The Court's four liberal justices open their dissenting opinion, written by Justice Sotomayor, with this paragraph:These are the very foreign-relations tensions the First Congress sought to avoid. Nor are the courts well suited to make the required policy judgments implicated by foreign corporate liability. Like the presumption against extraterritoriality, judicial caution under Sosa “guards against our courts triggering . . . serious foreign policy consequences, and instead defers such decisions, quite appropriately, to the political branches.” Kiobel, supra, at 124. Accordingly, the Court holds that foreign corporations may not be defendants in suits brought under the ATS. Pp. 25–27.
The Court today holds that the Alien Tort Statute (ATS), 28 U. S. C. §1350, categorically forecloses foreign corporate liability. In so doing, it absolves corporations from responsibility under the ATS for conscience-shocking behavior. I disagree both with the Court’s conclusion and its analytic approach.
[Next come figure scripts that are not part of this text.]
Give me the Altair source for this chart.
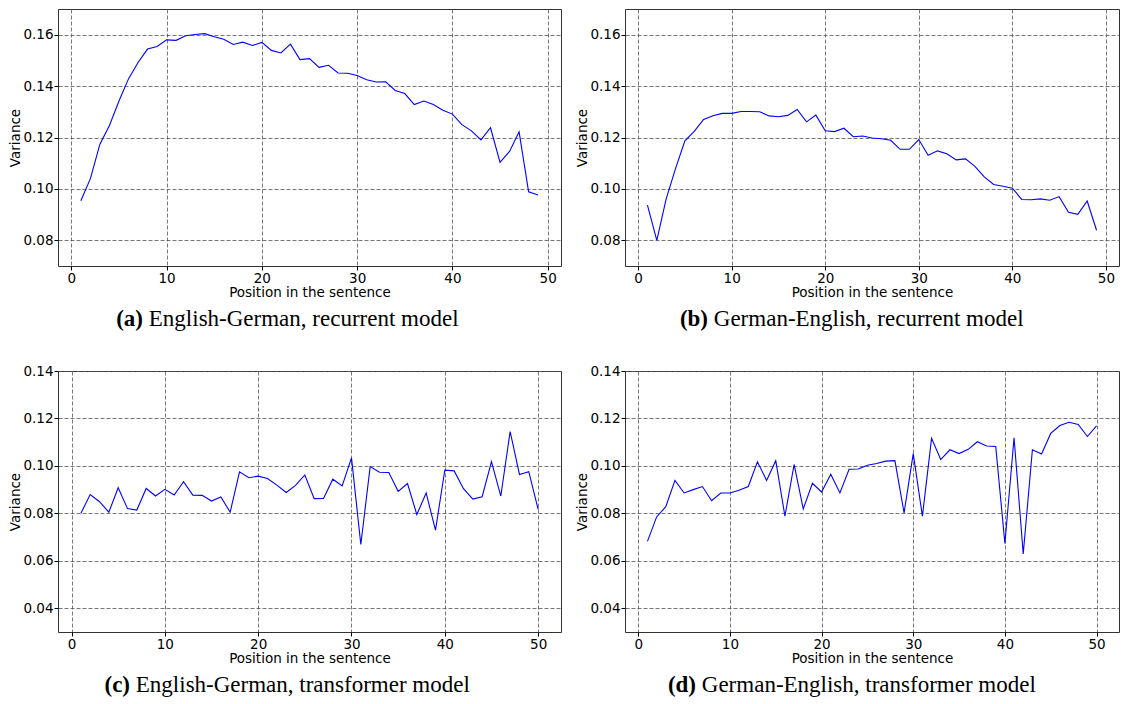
import altair as alt
import pandas as pd

# ---------------- data ----------------
pos_49 = list(range(1, 50))
pos_50 = list(range(1, 51))

rnn_en_de = [0.0954, 0.1040, 0.1174, 0.1247, 0.1342, 0.1428, 0.1492, 0.1544, 0.1554, 0.1580,
             0.1578, 0.1596, 0.1601, 0.1604, 0.1592, 0.1582, 0.1562, 0.1571, 0.1558, 0.1570,
             0.1539, 0.1529, 0.1563, 0.1503, 0.1507, 0.1473, 0.1481, 0.1451, 0.1450, 0.1441,
             0.1425, 0.1416, 0.1417, 0.1383, 0.1371, 0.1328, 0.1342, 0.1328, 0.1306, 0.1291,
             0.1250, 0.1226, 0.1191, 0.1238, 0.1103, 0.1146, 0.1222, 0.0989, 0.0976]

rnn_de_en = [0.0937, 0.0800, 0.0961, 0.1079, 0.1187, 0.1224, 0.1270, 0.1285, 0.1294, 0.1294,
             0.1301, 0.1301, 0.1300, 0.1284, 0.1281, 0.1286, 0.1309, 0.1261, 0.1287, 0.1226,
             0.1223, 0.1236, 0.1203, 0.1206, 0.1198, 0.1195, 0.1189, 0.1154, 0.1154, 0.1192,
             0.1131, 0.1148, 0.1137, 0.1113, 0.1117, 0.1088, 0.1047, 0.1017, 0.1010, 0.1003,
             0.0959, 0.0958, 0.0961, 0.0956, 0.0970, 0.0909, 0.0901, 0.0953, 0.0839]

trf_en_de = [0.0800, 0.0879, 0.0849, 0.0805, 0.0908, 0.0820, 0.0814, 0.0905, 0.0873, 0.0901,
             0.0877, 0.0933, 0.0877, 0.0876, 0.0852, 0.0869, 0.0805, 0.0975, 0.0950, 0.0957,
             0.0947, 0.0919, 0.0888, 0.0918, 0.0962, 0.0862, 0.0863, 0.0944, 0.0916, 0.1034,
             0.0669, 0.0997, 0.0973, 0.0972, 0.0893, 0.0926, 0.0795, 0.0886, 0.0729, 0.0982,
             0.0979, 0.0904, 0.0860, 0.0870, 0.1018, 0.0873, 0.1145, 0.0964, 0.0976, 0.0817]

trf_de_en = [0.0682, 0.0785, 0.0828, 0.0939, 0.0886, 0.0900, 0.0913, 0.0853, 0.0886, 0.0886,
             0.0897, 0.0913, 0.1017, 0.0939, 0.1022, 0.0788, 0.1006, 0.0819, 0.0927, 0.0890,
             0.0965, 0.0886, 0.0986, 0.0987, 0.1003, 0.1010, 0.1020, 0.1022, 0.0802, 0.1052,
             0.0788, 0.1116, 0.1027, 0.1068, 0.1052, 0.1070, 0.1102, 0.1084, 0.1082, 0.0673,
             0.1119, 0.0629, 0.1068, 0.1050, 0.1137, 0.1170, 0.1184, 0.1175, 0.1124, 0.1169]

x_ticks = [0, 10, 20, 30, 40, 50]
y_ticks_top = [0.08, 0.10, 0.12, 0.14, 0.16]
y_ticks_bottom = [0.04, 0.06, 0.08, 0.10, 0.12, 0.14]

cap_tags = ["(a)", "(b)", "(c)", "(d)"]
cap_texts = ["English-German, recurrent model",
             "German-English, recurrent model",
             "English-German, transformer model",
             "German-English, transformer model"]

SERIF = "Liberation Serif"
SANS = "DejaVu Sans"


def panel(xs, ys, xdom, ydom, yticks, w, h, tag, text, tag_right):
    df = pd.DataFrame({"pos": xs, "variance": ys})
    line = alt.Chart(df).mark_line(color="#0000ff", strokeWidth=1.1).encode(
        x=alt.X("pos:Q",
                scale=alt.Scale(domain=xdom, nice=False, zero=False),
                axis=alt.Axis(values=x_ticks, format="d", title="Position in the sentence")),
        y=alt.Y("variance:Q",
                scale=alt.Scale(domain=ydom, nice=False, zero=False),
                axis=alt.Axis(values=yticks, format=".2f", title="Variance", titlePadding=0)),
    )
    cap = pd.DataFrame({"tag": [tag], "text": [text]})
    tag_mark = alt.Chart(cap).mark_text(
        font=SERIF, fontSize=23, fontWeight="bold", align="right",
        baseline="alphabetic", color="black"
    ).encode(text="tag:N", x=alt.value(tag_right), y=alt.value(h + 60))
    text_mark = alt.Chart(cap).mark_text(
        font=SERIF, fontSize=23, fontWeight="normal", align="left",
        baseline="alphabetic", color="black"
    ).encode(text="text:N", x=alt.value(tag_right + 5.8), y=alt.value(h + 60))
    return alt.layer(line, tag_mark, text_mark).properties(width=w, height=h)


W_L, W_R = 503, 494
H_T, H_B = 257, 261

a = panel(pos_49, rnn_en_de, [-1.4, 51.4], [0.07, 0.17], y_ticks_top, W_L, H_T,
          cap_tags[0], cap_texts[0], 85)
b = panel(pos_49, rnn_de_en, [-1.4, 51.4], [0.07, 0.17], y_ticks_top, W_R, H_T,
          cap_tags[1], cap_texts[1], 83)
c = panel(pos_50, trf_en_de, [-1.45, 52.45], [0.03, 0.14], y_ticks_bottom, W_L, H_B,
          cap_tags[2], cap_texts[2], 72)
d = panel(pos_50, trf_de_en, [-1.45, 52.45], [0.03, 0.14], y_ticks_bottom, W_R, H_B,
          cap_tags[3], cap_texts[3], 71)

chart = alt.concat(
    a, b, c, d, columns=2, spacing={"row": 105, "column": 64}, bounds="flush"
).properties(
    padding=0, background="white"
).configure_view(
    stroke="#333333", strokeWidth=1
).configure_axis(
    labelFont=SANS, labelFontSize=13.5, labelColor="black",
    titleFont=SANS, titleFontSize=13.5, titleFontWeight="normal", titleColor="black",
    tickColor="black", tickSize=4, tickWidth=1, domain=False,
    grid=True, gridColor="#555555", gridDash=[4, 2], gridWidth=0.8, gridOpacity=1,
    labelPadding=1, titlePadding=1,
)

chart.save("out.html", embed_options={"renderer": "svg", "actions": False})
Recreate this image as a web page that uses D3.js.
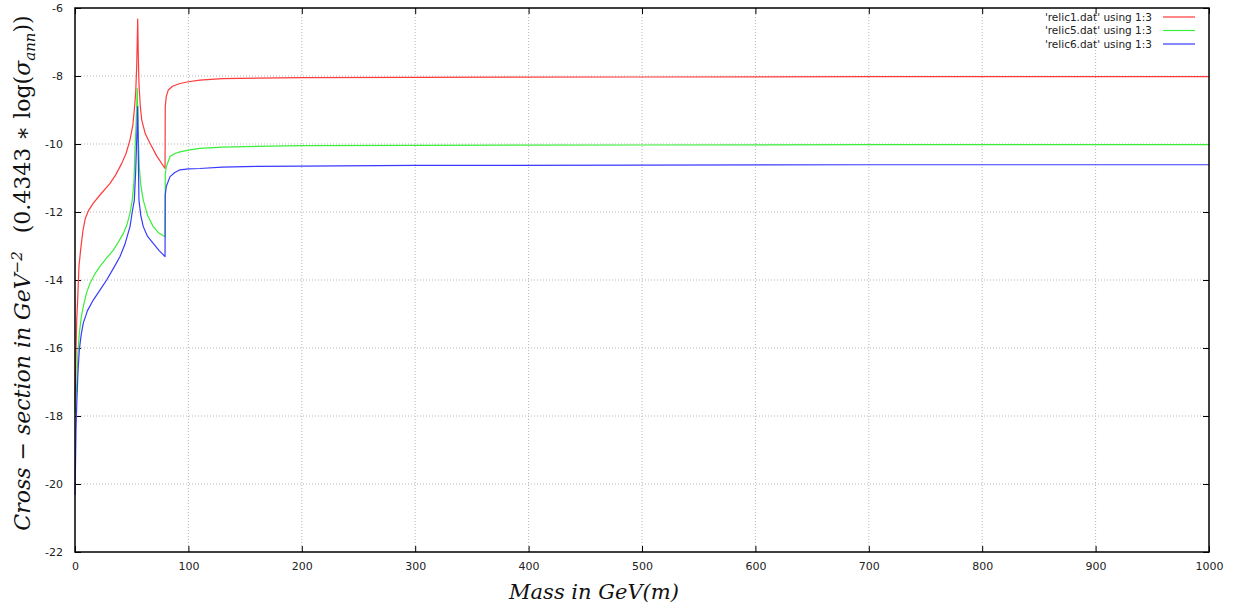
<!DOCTYPE html>
<html>
<head>
<meta charset="utf-8">
<script src="https://cdn.jsdelivr.net/npm/d3@7"></script>
<style>
  body { margin: 0; background: #fff; }
  svg { display: block; }
</style>
</head>
<body>
<div id="vis"></div>
<script>
// values (mass in GeV, 0.4343*log(sigma))
var relic1_m = [0.2, 0.5, 0.9, 1.5, 2.4, 3.5, 5, 7, 9, 12, 16.2, 22, 30.9, 36, 41.2, 45, 48.5, 51, 52.3, 53.5, 54.4, 55.3, 55.8, 56.4, 57.5, 58.8, 62, 66.1, 72, 79.4, 79.6, 80.5, 82.3, 86, 92.6, 100, 110, 130, 160, 200, 300, 500, 700, 1000];
var relic1_v = [-17.7, -16.9, -16.06, -15.2, -14.54, -13.6, -13.1, -12.55, -12.2, -11.95, -11.74, -11.5, -11.16, -10.9, -10.57, -10.28, -9.88, -9.45, -9.0, -8.5, -7.73, -6.33, -7.4, -8.22, -8.85, -9.29, -9.7, -9.98, -10.35, -10.72, -8.9, -8.6, -8.41, -8.3, -8.22, -8.17, -8.12, -8.08, -8.06, -8.05, -8.04, -8.03, -8.02, -8.02];

var relic5_m = [0.2, 0.8, 1.5, 2.5, 3.8, 5.5, 7.3, 10, 13.2, 17, 22, 28, 33.8, 38, 42.6, 46, 48.5, 50.5, 52, 52.9, 54, 54.9, 55.5, 56.7, 58, 60.2, 64, 69, 74, 79.4, 79.6, 80.5, 83.8, 88, 92.6, 100, 110, 130, 160, 200, 300, 500, 700, 1000];
var relic5_v = [-17.9, -17.5, -17.1, -16.2, -15.57, -15.1, -14.78, -14.4, -14.1, -13.85, -13.6, -13.35, -13.12, -12.9, -12.63, -12.35, -12.04, -11.65, -11.1, -10.18, -9.3, -8.36, -9.4, -10.67, -11.2, -11.65, -12.1, -12.43, -12.62, -12.73, -10.9, -10.67, -10.37, -10.28, -10.23, -10.18, -10.13, -10.09, -10.07, -10.05, -10.04, -10.03, -10.02, -10.02];

var relic6_m = [0.1, 0.4, 0.9, 1.5, 2.5, 3.8, 5.5, 7.3, 11, 16.1, 22, 27.9, 34, 39.7, 44, 48.5, 50.5, 52.3, 53.5, 54.5, 55.3, 55.8, 56.4, 58, 60.2, 64, 69, 74, 79.4, 79.6, 80.5, 83.8, 88, 92.6, 100, 110, 130, 160, 200, 300, 500, 700, 1000];
var relic6_v = [-20.32, -19.5, -18.4, -17.7, -16.8, -16.06, -15.6, -15.27, -14.9, -14.59, -14.3, -14.0, -13.65, -13.31, -12.95, -12.43, -12.0, -11.65, -10.8, -9.8, -8.9, -10.3, -11.65, -12.1, -12.43, -12.72, -12.92, -13.13, -13.31, -11.5, -11.25, -10.96, -10.84, -10.76, -10.73, -10.72, -10.68, -10.66, -10.65, -10.63, -10.62, -10.61, -10.61];

var seriesNames = ["'relic1.dat' using 1:3", "'relic5.dat' using 1:3", "'relic6.dat' using 1:3"];
var seriesColors = ["#ff3a3a", "#3aee3a", "#3a3aff"];
var xTicks = [0, 100, 200, 300, 400, 500, 600, 700, 800, 900, 1000];
var yTicks = [-22, -20, -18, -16, -14, -12, -10, -8, -6];

var w = 1249, h = 608;
var plotL = 75, plotR = 1209, plotT = 8, plotB = 552;

var svg = d3.select("#vis").append("svg")
  .attr("width", w).attr("height", h);

var x = d3.scaleLinear().domain([0, 1000]).range([plotL, plotR]);
var y = d3.scaleLinear().domain([-22, -6]).range([plotB, plotT]);

// grid
svg.append("g").selectAll("line").data(xTicks.slice(1, -1)).enter().append("line")
  .attr("x1", d => x(d)).attr("x2", d => x(d))
  .attr("y1", plotT).attr("y2", plotB)
  .attr("stroke", "#b8b8b8").attr("stroke-width", 1).attr("stroke-dasharray", "1,2");
svg.append("g").selectAll("line").data(yTicks.slice(1, -1)).enter().append("line")
  .attr("x1", plotL).attr("x2", plotR)
  .attr("y1", d => y(d)).attr("y2", d => y(d))
  .attr("stroke", "#b8b8b8").attr("stroke-width", 1).attr("stroke-dasharray", "1,2");

// axes, ticks inward on all four sides
function styleAxis(g) {
  g.select(".domain").remove();
  g.selectAll(".tick line").attr("stroke", "#000");
  g.selectAll(".tick text").attr("fill", "#222")
    .style("font-family", "'DejaVu Sans', sans-serif").style("font-size", "11px");
}
var plainFmt = d => String(d);
svg.append("g").attr("transform", `translate(0,${plotB})`)
  .call(d3.axisBottom(x).tickValues(xTicks).tickFormat(plainFmt).tickSizeInner(-6).tickPadding(10))
  .call(styleAxis);
svg.append("g").attr("transform", `translate(0,${plotT})`)
  .call(d3.axisTop(x).tickValues(xTicks).tickFormat("").tickSizeInner(-6))
  .call(styleAxis);
svg.append("g").attr("transform", `translate(${plotL},0)`)
  .call(d3.axisLeft(y).tickValues(yTicks).tickFormat(plainFmt).tickSizeInner(-6).tickPadding(12))
  .call(styleAxis);
svg.append("g").attr("transform", `translate(${plotR},0)`)
  .call(d3.axisRight(y).tickValues(yTicks).tickFormat("").tickSizeInner(-6))
  .call(styleAxis);

// lines
var line = d3.line().x(d => x(d[0])).y(d => y(d[1]));
var series = [
  d3.zip(relic1_m, relic1_v),
  d3.zip(relic5_m, relic5_v),
  d3.zip(relic6_m, relic6_v)
];
svg.append("g").selectAll("path").data(series).enter().append("path")
  .attr("d", line)
  .attr("fill", "none")
  .attr("stroke", (d, i) => seriesColors[i])
  .attr("stroke-width", 1.2)
  .attr("stroke-linejoin", "round");

// frame
svg.append("rect")
  .attr("x", plotL).attr("y", plotT)
  .attr("width", plotR - plotL).attr("height", plotB - plotT)
  .attr("fill", "none").attr("stroke", "#000").attr("stroke-width", 1.5);

// legend
var legend = svg.append("g").selectAll("g").data(seriesNames).enter().append("g")
  .attr("transform", (d, i) => `translate(0,${17 + i * 13.5})`);
legend.append("text")
  .attr("x", 1152).attr("y", 0).attr("dy", "0.35em")
  .attr("text-anchor", "end")
  .style("font-family", "'DejaVu Sans', sans-serif").style("font-size", "10.5px")
  .attr("fill", "#222")
  .text(d => d);
legend.append("line")
  .attr("x1", 1163).attr("x2", 1195)
  .attr("stroke", (d, i) => seriesColors[i]).attr("stroke-width", 1.2);

// axis titles
svg.append("text")
  .attr("x", 594).attr("y", 599)
  .attr("text-anchor", "middle")
  .style("font-family", "'DejaVu Serif', serif").style("font-style", "italic").style("font-size", "21px")
  .attr("fill", "#111")
  .text("Mass in GeV(m)");

var yl = svg.append("text")
  .attr("transform", "translate(30,273) rotate(-90)")
  .attr("text-anchor", "middle")
  .style("font-family", "'DejaVu Serif', serif").style("font-style", "italic").style("font-size", "22px")
  .attr("fill", "#111");
yl.append("tspan").text("Cross − section in GeV");
yl.append("tspan").attr("dy", -8).style("font-size", "15px").text("−2");
yl.append("tspan").attr("dy", 8).style("font-style", "normal").text("\u2002 (0.4343 ∗ log(");
yl.append("tspan").text("σ");
yl.append("tspan").attr("dy", 5).style("font-size", "15px").text("ann");
yl.append("tspan").attr("dy", -5).style("font-style", "normal").text("))");
</script>
</body>
</html>
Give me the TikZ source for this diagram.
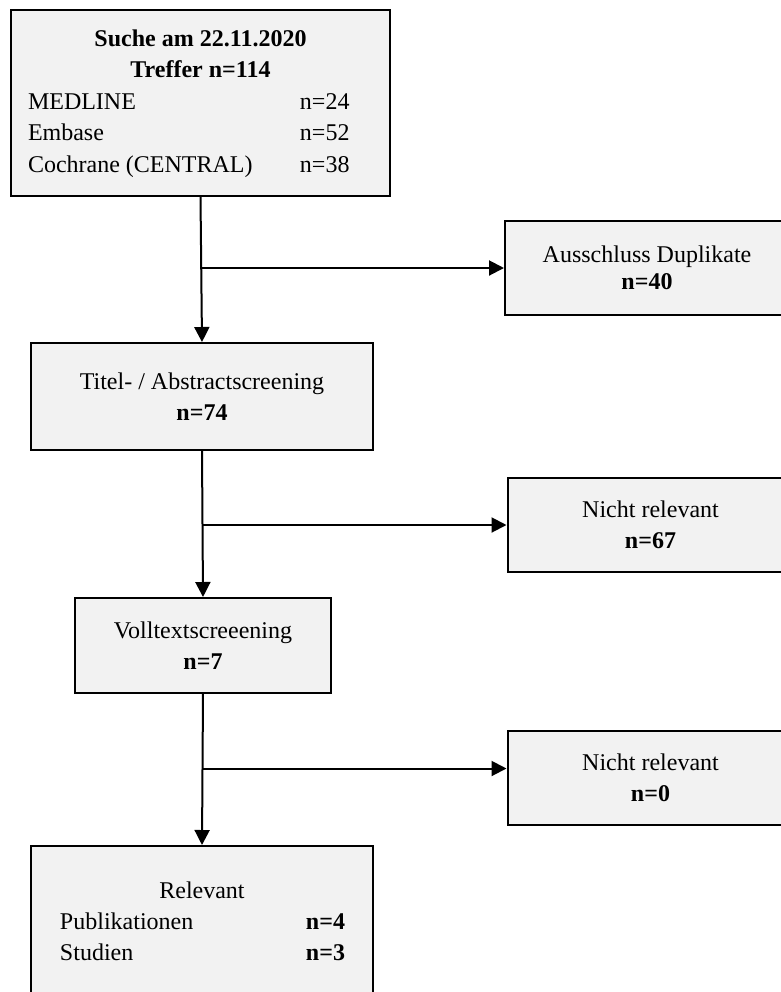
\documentclass[tikz,border=0pt]{standalone}
\usepackage{fontspec}
\setmainfont{Liberation Serif}
\usetikzlibrary{arrows.meta}
\definecolor{boxgray}{HTML}{F2F2F2}

\begin{document}
\begin{tikzpicture}[x=0.5pt,y=-0.5pt,
  box/.style={draw, fill=boxgray, line width=1pt, inner sep=0pt, align=center,
    font=\fontsize{12}{15.5}\selectfont},
  flow/.style={line width=1pt, -{Triangle[length=7.5pt,width=7.5pt]}}]

\useasboundingbox (0,0) rectangle (781,992);

\node[box, minimum width=189.5pt, minimum height=93pt,
  font=\fontsize{12}{15.75}\selectfont] (suche) at (200.5,103)
  {\begin{tabular}{@{}p{136pt}@{}p{36.5pt}@{}}
   \multicolumn{2}{c}{\textbf{Suche am 22.11.2020}}\\
   \multicolumn{2}{c}{\textbf{Treffer n=114}}\\
   MEDLINE & n=24\\
   Embase & n=52\\
   Cochrane (CENTRAL) & n=38
   \end{tabular}};
\node[box, minimum width=142pt, minimum height=47pt] (dupl) at (647,268)
  {Ausschluss Duplikate\\[-2pt]\textbf{n=40}};
\node[box, minimum width=171pt, minimum height=53.5pt] (titel) at (202,396.5)
  {Titel- / Abstractscreening\\\textbf{n=74}};
\node[box, minimum width=143pt, minimum height=47pt] (nr1) at (650.5,525)
  {Nicht relevant\\\textbf{n=67}};
\node[box, minimum width=128pt, minimum height=47.5pt] (voll) at (203,645.5)
  {Volltextscreeening\\\textbf{n=7}};
\node[box, minimum width=143pt, minimum height=47.25pt] (nr2) at (650.5,778)
  {Nicht relevant\\\textbf{n=0}};
\node[box, minimum width=171pt, minimum height=77pt] (rel) at (202,923)
  {\begin{tabular}{@{}p{123pt}@{}p{19pt}@{}}
   \multicolumn{2}{c}{Relevant}\\
   Publikationen & \textbf{n=4}\\
   Studien & \textbf{n=3}
   \end{tabular}};

\coordinate (nr2in) at ([yshift=4.75pt]nr2.west);

\draw[flow] (suche.south) -- (titel.north);
\draw[flow] (titel.south) -- (voll.north);
\draw[flow] (voll.south) -- (rel.north);

\draw[flow] (suche.south |- dupl.west) -- (dupl.west);
\draw[flow] (titel.south |- nr1.west) -- (nr1.west);
\draw[flow] (voll.south |- nr2in) -- (nr2in);

\end{tikzpicture}
\end{document}
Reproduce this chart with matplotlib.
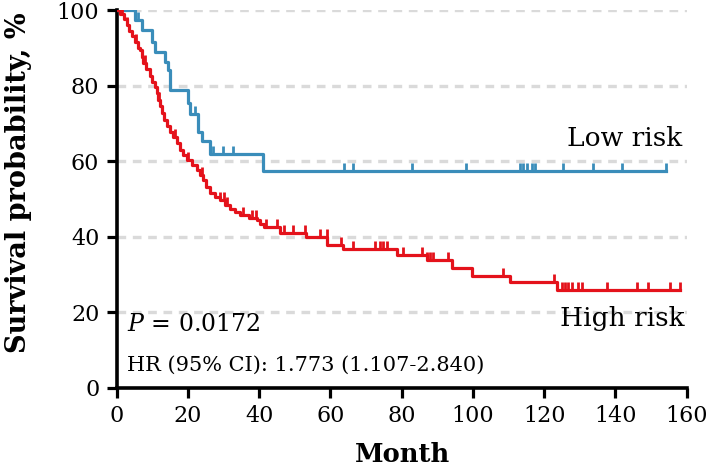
import numpy as np
import matplotlib.pyplot as plt

# Kaplan-Meier steps (month, survival %)
low_t = [0, 5.0, 7.0, 9.8, 10.8, 13.6, 14.5, 15.1, 20.1, 20.6, 22.9, 23.9, 26.2, 41.2, 154.2]
low_s = [100, 97.3, 94.6, 91.5, 88.9, 86.2, 84.0, 78.9, 75.5, 72.4, 67.7, 65.3, 61.8, 57.3, 57.3]
low_cens = [0.8, 1.5, 2.2, 3.0, 3.8, 4.4, 6.0, 22.0, 27.0, 29.9, 32.7, 63.8, 66.4, 82.8,
            98.0, 113.2, 114.1, 115.1, 116.5, 117.4, 125.4, 133.8, 141.8, 154.2]

high_t = [0, 0.9, 2.0, 2.8, 3.5, 4.2, 5.0, 6.0, 6.5, 7.0, 7.5, 8.3, 9.3, 10.0, 10.8, 11.2,
          11.7, 12.2, 12.6, 13.3, 14.0, 15.0, 15.9, 16.8, 17.8, 18.7, 19.6, 21.0, 22.5, 23.4,
          24.3, 25.2, 26.2, 27.5, 29.0, 30.4, 31.8, 33.2, 34.6, 37.0, 39.3, 40.2, 41.4, 45.8,
          53.0, 59.0, 63.6, 78.6, 87.0, 94.0, 99.6, 110.4, 123.5, 158.1]
high_s = [100, 99.0, 97.5, 96.0, 94.5, 93.0, 91.5, 90.0, 89.3, 87.5, 86.0, 84.5, 82.5, 81.0,
          79.6, 78.0, 76.3, 74.5, 72.8, 71.0, 69.2, 67.8, 66.5, 64.8, 63.0, 61.5, 60.2, 59.0,
          57.6, 56.2, 55.0, 53.2, 51.6, 50.5, 49.7, 48.3, 47.2, 46.5, 45.7, 45.0, 44.4, 43.4,
          42.6, 41.0, 39.9, 37.8, 36.6, 35.1, 33.8, 31.6, 29.7, 27.9, 25.8, 25.8]
high_cens = [1.5, 3.0, 5.5, 8.0, 12.0, 16.5, 20.0, 24.0, 29.0, 30.0, 31.0, 35.5, 38.0, 39.0,
             42.0, 44.9, 47.0, 49.5, 52.9, 57.1, 58.9, 62.9, 66.4, 72.5, 73.9, 74.8, 75.8,
             80.5, 85.6, 87.0, 87.9, 88.9, 93.1, 108.5, 122.8, 124.9, 125.8, 126.8, 127.7,
             129.6, 130.5, 137.5, 146.0, 149.2, 155.3, 158.1]

blue = '#3a8dba'
red = '#e4121b'

plt.rcParams['font.family'] = 'DejaVu Serif'
plt.rcParams['mathtext.fontset'] = 'dejavuserif'

fig = plt.figure(figsize=(7.09, 4.70), dpi=100)
ax = fig.add_axes([0.1646, 0.1751, 0.8039, 0.8036])

for y in [20, 40, 60, 80, 100]:
    ax.axhline(y, color='#dadada', lw=2.4, ls=(0, (2.6, 2.0)), zorder=0)


def surv_at(t_list, s_list, t):
    idx = np.searchsorted(t_list, t, side='right') - 1
    return s_list[idx]


tick = [(0, 0), (0, 1)]
for t, s, c, col in [(low_t, low_s, low_cens, blue), (high_t, high_s, high_cens, red)]:
    ax.step(t, s, where='post', color=col, lw=2.3, zorder=3)
    cy = [surv_at(t, s, x) for x in c]
    ax.plot(c, cy, ls='none', marker=tick, markersize=11, mec=col, mew=2.0, zorder=3)

ax.set_xlim(0, 160)
ax.set_ylim(0, 100)
ax.set_xticks(range(0, 161, 20))
ax.set_yticks(range(0, 101, 20))
for side in ['top', 'right']:
    ax.spines[side].set_visible(False)
for side in ['left', 'bottom']:
    ax.spines[side].set_linewidth(2.6)
    ax.spines[side].set_capstyle('projecting')
ax.tick_params(width=2.3, length=7.5, labelsize=16, pad=5)
ax.patch.set_alpha(0)

ax.text(158.8, 64, 'Low risk', ha='right', va='baseline', fontsize=19)
ax.text(159.5, 16.3, 'High risk', ha='right', va='baseline', fontsize=19)
ax.text(2.8, 15.1, r'$P$ = 0.0172', ha='left', va='baseline', fontsize=17)
ax.text(2.8, 4.5, 'HR (95% CI): 1.773 (1.107-2.840)', ha='left', va='baseline', fontsize=15)

fig.text(19 / 709, 1 - 183 / 470, 'Survival probability, %', rotation=90,
         ha='center', va='center', fontsize=19.5, fontweight='bold')
fig.text(402 / 709, 1 - 455 / 470, 'Month', ha='center', va='center',
         fontsize=18.5, fontweight='bold')

fig.savefig('out.png', dpi=100)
The text, history, and purpose of the ATS, as well as the long and consistent history of corporate liability in tort, confirm that tort claims for law-of-nations violations may be brought against corporations under the ATS. Nothing about the corporate form in itself raises foreign-policy concerns that require the Court, as a matter of common-law discretion, to immunize all foreign corporations from liability under the ATS, regardless of the specific law-of-nations violations alleged. I respectfully dissent.